Can the Minister assure the House that those who are detained compulsorily under the Mental Health Act will always have a voice? There is a concern that people get lost and forgotten. Will the Minister give consideration in the consultation paper to ensuring that those people have an advocate so that they are not simply lost in the system?
Yes, I can assure the hon. Gentleman about those points. I hope that if he has had a chance to study the Green Paper, he will agree that in addition to improving the protection of staff, patients and the public, we have struck a better balance between resolving those issues and ensuring that patients who may in future be subject to compulsory treatment have access to a better process of decision making about their treatment. That has certainly been our intention in proposing detailed reforms in the Green Paper, and it makes a significant change in the way we deal with such issues in legislation. I hope that he will, in his own way, be able to support them.
Last year, the Secretary of State announced that there would be 231 new secure places in mental hospitals, 31 of which would be in the south-east. Where have the Government got to with those plans? Is the Minister aware of the case of my constituent, a patient who was attacked in a unit in St. James's hospital when a cup of boiling water was thrown over him? That resulted in his being taken to the special burns unit and the offending patient being held in a ward that should take five patients; so four patients had to be moved to accommodate one patient with seriously disturbed behaviour.
I can tell the hon. Gentleman that the 221 beds to which he is referring have already been provided in the national health service. My right hon. Friend the Secretary of State announced in November that we were increasing the total number of additional secure beds that we wanted to provide in the NHS from 300—a target that we set in the national service framework—to 500, and that we were bringing forward the meeting of that target by a year, so those additional 500 beds will be available in the NHS by April 2001.
I welcome reform of the Mental Health Act 1983, but will my hon.
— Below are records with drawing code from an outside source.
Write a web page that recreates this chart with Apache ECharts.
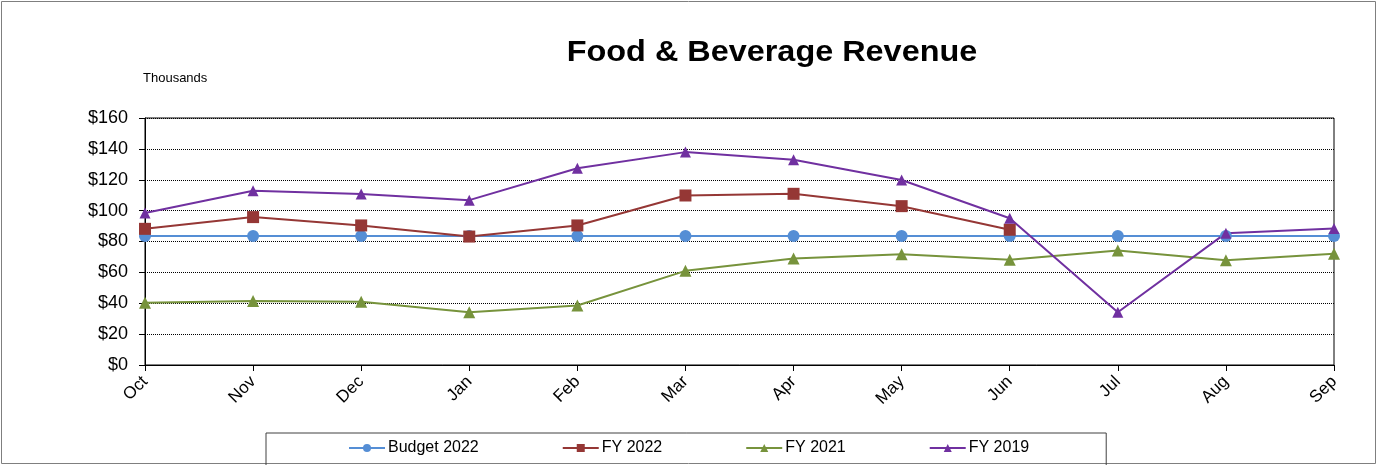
<!DOCTYPE html>
<html>
<head>
<meta charset="utf-8">
<script src="https://cdn.jsdelivr.net/npm/echarts@6/dist/echarts.min.js"></script>
<style>
  html, body { margin: 0; padding: 0; background: #fff; }
  #chart { width: 1377px; height: 465px; }
</style>
</head>
<body>
<div id="chart"></div>
<script>
// Monthly food & beverage revenue, in thousands of dollars (fiscal year Oct–Sep)
const months = ['Oct', 'Nov', 'Dec', 'Jan', 'Feb', 'Mar', 'Apr', 'May', 'Jun', 'Jul', 'Aug', 'Sep'];
const budget2022 = [83.5, 83.5, 83.5, 83.5, 83.5, 83.5, 83.5, 83.5, 83.5, 83.5, 83.5, 83.5];
const fy2022 = [88.2, 95.8, 90.4, 83.2, 90.4, 109.8, 110.9, 102.9, 87.6, null, null, null];
const fy2021 = [40.4, 41.5, 40.9, 34.2, 38.5, 61.0, 69.0, 71.8, 68.1, 74.2, 67.9, 72.0];
const fy2019 = [98.4, 112.9, 110.7, 106.8, 127.4, 137.9, 133.0, 119.8, 95.1, 34.2, 85.4, 88.4];
const yTicks = { min: 0, max: 160, interval: 20 };

const FONT = 'Liberation Sans, Arial, sans-serif';

function lineSeries(name, data, color, symbol, size) {
  return {
    name: name,
    type: 'line',
    data: data,
    symbol: symbol,
    symbolSize: size,
    showAllSymbol: true,
    connectNulls: false,
    lineStyle: { color: color, width: 2 },
    itemStyle: { color: color },
    emphasis: { disabled: true },
    animation: false
  };
}

const chart = echarts.init(document.getElementById('chart'));
chart.setOption({
  backgroundColor: '#fff',
  animation: false,
  graphic: [
    {
      type: 'rect',
      shape: { x: 1.5, y: 1.5, width: 1374, height: 462 },
      style: { fill: 'none', stroke: '#7f7f7f', lineWidth: 1 },
      z: -10
    },
    {
      // chart title, set in a slightly widened bold face
      type: 'text',
      x: 772,
      y: 53,
      scaleX: 1.08,
      style: {
        text: 'Food & Beverage Revenue',
        fontFamily: FONT,
        fontSize: 30,
        fontWeight: 'bold',
        fill: '#000',
        align: 'center',
        verticalAlign: 'middle'
      }
    },
    {
      type: 'text',
      left: 143,
      top: 72,
      style: { text: 'Thousands', fontFamily: FONT, fontSize: 13, fill: '#000' }
    }
  ],
  legend: {
    left: 266,
    top: 433,
    padding: [7, 77, 12, 82],
    itemGap: 83,
    itemWidth: 36,
    itemHeight: 10,
    borderColor: '#404040',
    borderWidth: 1,
    textStyle: { fontFamily: FONT, fontSize: 16, color: '#000', padding: [0, 0, 0, -2] },
    data: ['Budget 2022', 'FY 2022', 'FY 2021', 'FY 2019']
  },
  grid: {
    left: 145,
    right: 43,
    top: 118,
    bottom: 100,
    show: true,
    borderColor: '#000',
    borderWidth: 1,
    backgroundColor: 'transparent'
  },
  xAxis: {
    type: 'category',
    data: months,
    boundaryGap: false,
    axisLine: { lineStyle: { color: '#000', width: 1 } },
    axisTick: { alignWithLabel: true, length: 6, lineStyle: { color: '#000' } },
    axisLabel: {
      rotate: 45,
      fontFamily: FONT,
      fontSize: 17,
      color: '#000',
      margin: 14,
      interval: 0
    },
    splitLine: { show: false }
  },
  yAxis: {
    type: 'value',
    min: yTicks.min,
    max: yTicks.max,
    interval: yTicks.interval,
    axisLine: { show: true, lineStyle: { color: '#000', width: 1 } },
    axisTick: { show: true, length: 6, lineStyle: { color: '#000' } },
    axisLabel: {
      formatter: '${value}',
      fontFamily: FONT,
      fontSize: 18,
      color: '#000',
      margin: 17
    },
    splitLine: { show: true, lineStyle: { color: '#000', type: [1, 1], width: 1 } }
  },
  series: [
    lineSeries('Budget 2022', budget2022, '#558ED5', 'circle', 12),
    lineSeries('FY 2022', fy2022, '#953735', 'rect', 12),
    lineSeries('FY 2021', fy2021, '#77933C', 'triangle', 12),
    lineSeries('FY 2019', fy2019, '#7030A0', 'triangle', 11)
  ]
});
</script>
</body>
</html>
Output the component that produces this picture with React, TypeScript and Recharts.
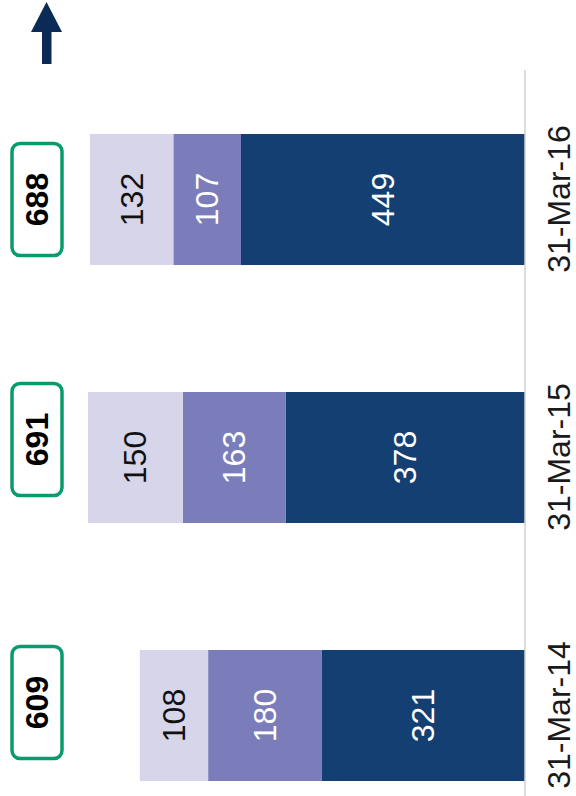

Friend pay attention to the anxiety expressed by members of the general public in the past few weeks about the protection of the mental health of children, especially regarding the over-use of mood-modifying drugs such as Ritalin?
I am well aware of the concerns that have been expressed about the use of Ritalin. That is why its use has been referred to the National Institute for Clinical Excellence. I hope that the institute will be able to provide authoritative guidance on the use of Ritalin in the future.
I should reassure my hon. Friend that we want the maximum safeguards in any future legislation to be available to children. There are no specific safeguards available to children under the current Mental Health Act, and the purpose of our consultation exercise is to initiate a wide debate about the future of that legislation. If any serious proposals are made about children in relation to any future legislation, we will of course examine them carefully.